The mural will be installed this fall on a 40-by-80-foot aluminum canvas on on the south side of the Frontier Communications building in downtown Wausau that will be visible from the 400 Block, a park in the center of a business district where events and festivals are often held.

Rise Up’s stance that the opposite of addiction is connecting with others is supported by the mural’s imagery, Keele said. To live out that belief, members of the public are invited to participate in painting the mural, which will make its way around the community in 5-by-5 foot canvas panels. Community paint days will be established to get members of the public, whether art savvy or not, participating in this paint-by-numbers activity.

Portions of the mural will be at Chalkfest on Saturday, July 13. The canvases will also make their way to various recovery meetings in the community. The final community paint day will be during the Artrageous weekend in September.

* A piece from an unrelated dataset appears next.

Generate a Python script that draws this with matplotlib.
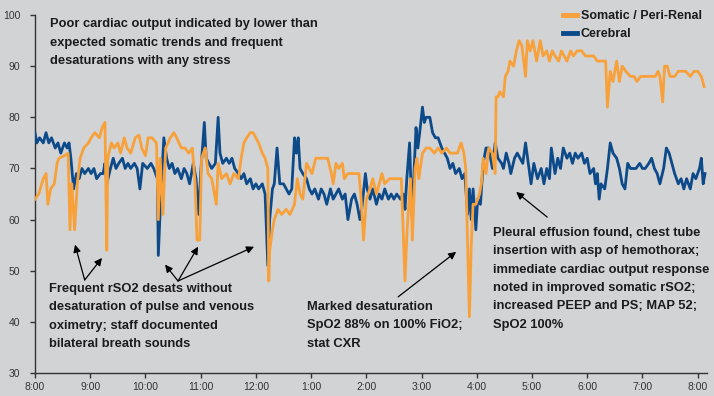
import matplotlib
matplotlib.use("Agg")
import matplotlib.pyplot as plt

# minutes after 8:00 and rSO2 values for each channel
som_t = [0, 4, 9, 12, 14, 17, 21, 24, 26, 32, 36, 38, 40, 43, 46, 49, 53, 58,
         61, 65, 70, 73, 76, 78, 79, 83, 86, 90, 93, 97, 100, 104, 109, 113, 116, 120,
         123, 127, 132, 134, 136, 139, 142, 147, 151, 154, 159, 163, 167, 171, 174, 176, 179, 181,
         185, 188, 192, 197, 199, 203, 208, 212, 216, 221, 224, 227, 230, 234, 237, 240,
         243, 247, 250, 253, 254, 255, 258, 260, 264, 268, 273,
         277, 282, 285, 288, 291, 295, 298, 301, 305, 310, 314, 318, 322, 324, 327, 330,
         334, 336, 340, 345, 349, 352, 354, 357, 360,
         364, 367, 371, 374, 377, 380, 385, 389, 393, 398, 402, 404, 408, 410, 413, 415,
         417, 421, 425, 429, 434, 438, 442, 447, 451,
         454, 459, 463, 466, 468, 472, 474, 476, 479, 483, 485, 487, 490, 493, 497, 500, 501,
         503, 505, 509, 511, 514, 516, 520, 523, 526, 529, 533, 535, 538, 541, 545, 549,
         552, 556, 559, 562, 565, 569, 572, 575, 578, 582, 585, 589, 594, 598, 602, 607,
         611, 615, 620, 622, 625, 628, 632, 635, 638, 642, 647, 651, 654, 658, 662, 666,
         671, 674, 677, 679, 682, 684, 687, 690, 695, 699, 703, 707, 712, 716, 720, 724, 727]
som_v = [64, 65, 68, 69, 63, 66, 67, 71, 72, 72.5, 73, 58, 67, 58, 67, 72, 74, 75,
         76, 77, 76, 78, 79, 54, 72, 75, 74, 75, 73, 76, 74, 73, 76, 76.5, 74, 72.5,
         76, 76, 75, 60, 72, 61, 74, 76, 77, 76, 74, 74, 73, 74, 67, 56, 56, 72,
         74, 69, 68, 63, 71, 68, 69, 67, 69, 68, 72, 75, 76, 77, 77, 76,
         75, 73, 72, 70, 48, 54, 58, 60, 62, 61, 62,
         61, 63, 68, 65, 64, 71, 70, 69, 72, 72, 72, 72, 69, 67, 71, 70,
         71, 68, 69, 69, 69, 69, 65, 56, 64,
         66, 68, 65, 67, 69, 67, 68, 68, 68, 68, 48, 57, 68, 56, 70, 72,
         68, 73, 74, 74, 73, 74, 73, 74, 73,
         73, 73, 75, 73, 70, 41, 55, 63, 63, 65, 67, 72, 69, 74, 73, 69, 84,
         84, 85, 84, 88, 89, 91, 90, 93, 95, 94, 88, 95, 93, 95, 91, 95,
         92, 93, 91, 93, 92, 91, 93, 92, 91, 93, 92, 93, 93, 92, 92, 92,
         91, 91, 91, 82, 89, 87, 91, 87, 90, 89, 88, 88, 87, 88, 88, 88,
         88, 88, 89, 88, 83, 90, 90, 88, 88, 89, 89, 89, 88, 89, 89, 88, 86]

cer_t = [0, 2, 5, 9, 12, 15, 18, 22, 25, 28, 32, 35, 37, 39, 41, 42, 45, 48, 51, 54, 58,
         61, 64, 67, 71, 74, 76, 78, 82, 85, 88, 91, 95, 98, 101, 104, 108, 111, 114, 117,
         122, 126, 129, 133, 134, 137, 140, 143, 146, 149, 152, 155, 159, 162, 165, 168,
         172, 175, 178,
         180, 184, 186, 189, 192, 196, 199, 201, 204, 208, 211, 214, 217, 221, 224, 227,
         230, 234, 237, 240, 243, 247, 250, 253, 255, 258, 260, 263, 266, 270, 273,
         276, 279, 282, 284, 286, 288, 291, 295, 298, 301, 304, 308, 311, 314, 317, 321,
         324, 327, 330, 334, 337, 340, 344, 347, 350, 353, 355, 359, 361,
         364, 367, 371, 374, 377, 380, 384, 387, 390, 393, 397, 400, 402, 404, 407, 409,
         410, 412, 414, 416, 418, 421, 423, 425, 429, 432, 435, 438, 442, 445, 448, 451,
         454, 457, 461, 464, 467, 470, 472, 474, 476, 479, 481, 484, 487, 490, 493, 497,
         500, 503, 507, 509, 512, 515, 517, 521, 524, 527, 530, 533, 536, 539, 542, 546,
         550, 553, 556, 559, 561, 565, 568, 571, 574, 578, 581, 584, 587, 590, 594, 597,
         600, 603, 607, 609, 611, 613, 615, 619, 622, 625, 628, 632, 635, 638, 641, 644,
         647, 650, 653, 657, 660, 663, 667, 670, 673, 676, 679, 683, 686, 689, 692, 695,
         699, 702, 705, 708, 712, 715, 718, 722, 724, 726, 728]
cer_v = [77, 75, 76, 75, 77, 75, 76, 74, 75, 73, 75, 74, 75, 72, 68, 66, 69, 68, 70, 69, 70,
         69, 70, 68, 69, 69, 71, 67, 70, 72, 70, 71, 72, 70, 71, 70, 71, 70, 66, 71,
         70, 71, 70, 68, 53, 66, 76, 72, 70, 71, 69, 70, 68, 70, 69, 67,
         71, 68, 61,
         69, 79, 72, 71, 70, 71, 80, 73, 71, 72, 71, 72, 70, 69, 68, 69,
         67, 68, 66, 67, 66, 67, 65, 51, 60, 66, 67, 74, 67, 67, 66,
         65, 66, 76, 73, 76, 70, 69, 68, 66, 65, 66, 64, 66, 65, 63, 66,
         64, 65, 66, 64, 65, 60, 64, 65, 63, 60, 62, 69, 66,
         64, 66, 63, 65, 64, 66, 64, 65, 64, 65, 64, 65, 62, 68, 75, 64,
         60, 70, 78, 74, 77, 82, 79, 80, 80, 77, 76, 76, 74, 73, 72, 70,
         71, 69, 70, 68, 69, 61, 66, 60, 66, 58, 64, 63, 71, 74, 74, 70,
         75, 72, 71, 70, 73, 71, 69, 72, 73, 72, 71, 75, 71, 67, 71, 68,
         70, 67, 70, 68, 74, 69, 72, 70, 74, 72, 73, 71, 73, 72, 73, 71,
         72, 69, 70, 67, 69, 64, 67, 66, 70, 75, 73, 72, 70, 67, 66, 71,
         70, 70, 70, 71, 70, 70, 71, 72, 70, 69, 67, 70, 74, 73, 71, 69,
         67, 68, 66, 68, 66, 69, 68, 70, 72, 67, 69]

tick_min = [0, 60, 120, 180, 240, 300, 360, 420, 480, 540, 600, 660, 720]
tick_lbl = ["8:00", "9:00", "10:00", "11:00", "12:00", "1:00", "2:00",
            "3:00", "4:00", "5:00", "6:00", "7:00", "8:00"]

ORANGE = "#f8a13a"
BLUE = "#0d4a8a"
BG = "#d2d3d5"
INK = "#1b1b1b"
narrow = ["Liberation Sans Narrow", "Liberation Sans", "DejaVu Sans"]

fig = plt.figure(figsize=(7.14, 3.96), dpi=100, facecolor=BG)
ax = fig.add_axes([0.049, 0.058, 0.941, 0.904], facecolor=BG)

ax.plot(cer_t, cer_v, color=BLUE, lw=2.0, label="Cerebral", zorder=3)
ax.plot(som_t, som_v, color=ORANGE, lw=2.0, label="Somatic / Peri-Renal", zorder=4)

ax.set_xlim(0, 730)
ax.set_ylim(30, 100)
ax.set_yticks(range(30, 101, 10))
ax.set_xticks(tick_min)
ax.set_xticklabels(tick_lbl)
for s in ["top", "right"]:
    ax.spines[s].set_visible(False)
for s in ["left", "bottom"]:
    ax.spines[s].set_color("#333333")
    ax.spines[s].set_linewidth(1.0)
ax.tick_params(axis="both", direction="out", length=3.5, width=1.0, color="#333333",
               labelcolor="#333333", labelsize=7.5)
ax.tick_params(axis="y", pad=7)
ax.tick_params(axis="x", pad=3)
for lab in ax.get_xticklabels() + ax.get_yticklabels():
    lab.set_family(narrow)

handles, labels = ax.get_legend_handles_labels()
leg = ax.legend(handles[::-1], labels[::-1], loc="upper right", frameon=False,
                handlelength=1.1, handletextpad=0.3, labelspacing=0.5,
                borderaxespad=0.0, bbox_to_anchor=(1.0, 1.028),
                prop={"family": narrow, "weight": "bold", "size": 9})
for h in leg.legend_handles:
    h.set_linewidth(3.5)
for t in leg.get_texts():
    t.set_color(INK)

note = dict(family=narrow, weight="bold", fontsize=9.3, color=INK,
            va="top", ha="left", linespacing=1.71)
ax.text(16, 99.4, "Poor cardiac output indicated by lower than\n"
        "expected somatic trends and frequent\n"
        "desaturations with any stress", **note)
ax.text(15, 47.6, "Frequent rSO2 desats without\n"
        "desaturation of pulse and venous\n"
        "oximetry; staff documented\n"
        "bilateral breath sounds", **note)
ax.text(296, 44.1, "Marked desaturation\n"
        "SpO2 88% on 100% FiO2;\n"
        "stat CXR", **note)
ax.text(498, 58.6, "Pleural effusion found, chest tube\n"
        "insertion with asp of hemothorax;\n"
        "immediate cardiac output response\n"
        "noted in improved somatic rSO2;\n"
        "increased PEEP and PS; MAP 52;\n"
        "SpO2 100%", **note)

arrow = dict(arrowstyle="-|>", color="black", lw=0.9, mutation_scale=11,
             shrinkA=0, shrinkB=0)
for tail, head in [((54, 48.2), (43.5, 55.1)),
                   ((54, 48.2), (72.8, 52.5)),
                   ((155.4, 48.0), (141.3, 51.2)),
                   ((155.4, 48.0), (177.2, 54.7)),
                   ((155.4, 48.0), (238, 54.7)),
                   ((394.6, 44.9), (457.6, 53.7)),
                   ((556.5, 60.5), (522.8, 65.4))]:
    ax.annotate("", xy=head, xytext=tail, arrowprops=arrow, zorder=5)

fig.savefig("out.png", dpi=100, facecolor=BG)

“When someone sits in isolation, that can just fester more and more addiction, and so we hope that through Rise Up we can, together as a community, address the issue and help to heal, strengthen and unify all the participants in the community,” she said.

Those participants include people dealing with addiction.

Since 2018, two artists commissioned to work on the project met with participants at Lakeside Recovery in Wausau, an inpatient substance abuse treatment program. The artists and participants met every week to compose poetry, vision boards and other artwork to generate themes for the mural.

“It is a very engaged process with the participants themselves and not necessarily just the artists creating that design,” Keele said.

She said some participants who left Lakeside Recovery are coming back to help with the project.

“It just gives them a sense of self-worth,” she said. “Their story really matters and that’s been really an overwhelming theme that we’ve heard from the participants.”